Chicago Board of Trade Market News

Outlook: Markets continued their buying strength this week moving 15 cents higher from last Thursday’s close. Funds started the week with large short positions in corn and began positioning for the Labor Day holiday late last week. Accordingly, some of the corrective action seen this week was driven by short covering in Chicago. Some bearish news was absorbed by the market on Friday as some private forecasters issued yield predictions exceeding the recent Pro Farmer tour’s yield projections. The most recent private forecasts fall short of USDA’s August WASDE figures but still imply record-large production for 2016/17. The corn crop appears to be in sufficient condition to achieve such yields as the USDA’s latest data shows 74 percent of the crop in good to excellent condition. 

Due to the Labor Day holiday, the weekly Export Sales report from USDA will be released on Friday, one day later than normal. On Tuesday, the export inspections report showed 57.8 million bushels of corn were exported. Typically, such a volume would be bullish if not for the current market looking to reach USDA’s 2015/16 export target by the end of August. For the coming crop year, USDA is projecting a demand increase of 6 percent to work through the 15-billion-bushel crop. Export prospects remain good for the start of the crop year, given Brazil’s supply shortages, and some upside potential exists for U.S. exports. 

December futures ground their way higher during the holiday-shortened week. The rally started by a correction from oversold technical conditions and pre-holiday short covering extended this week on delayed harvest concerns in the Central Plains states. Recent rains and forecasts for continued rain across key parts of the Midwest are adding some bullish sentiment that harvest may be delayed in areas. Rains at this time will not do much to help or hurt the crop itself, only make it difficult to execute a timely harvest.
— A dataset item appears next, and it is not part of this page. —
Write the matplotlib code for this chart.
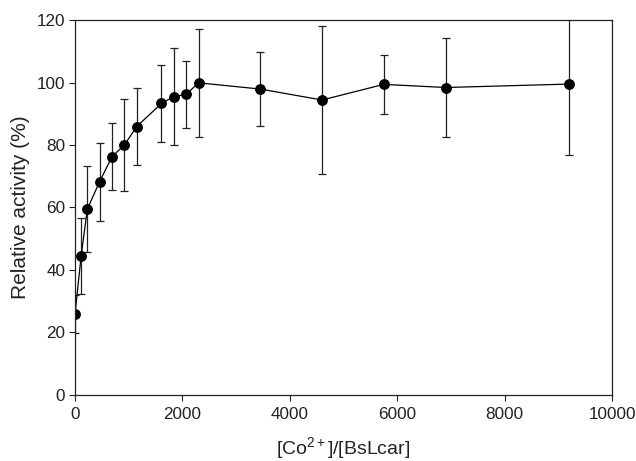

Corn remains under bearish pressure but broke two technical indicators this week by closing above both the 20-day and 40-day moving averages. The bullish reversal that formed on September 2nd leaves a bullish target and strong resistance at $3.44 ¼. On the downside, minor support exists at $3.23 and $3.16 before major support from the contract low is found at $3.14 ¾. Basis remains moderately weak at $0.40 under December futures while case prices have moved slightly above their lowest prices in seven years.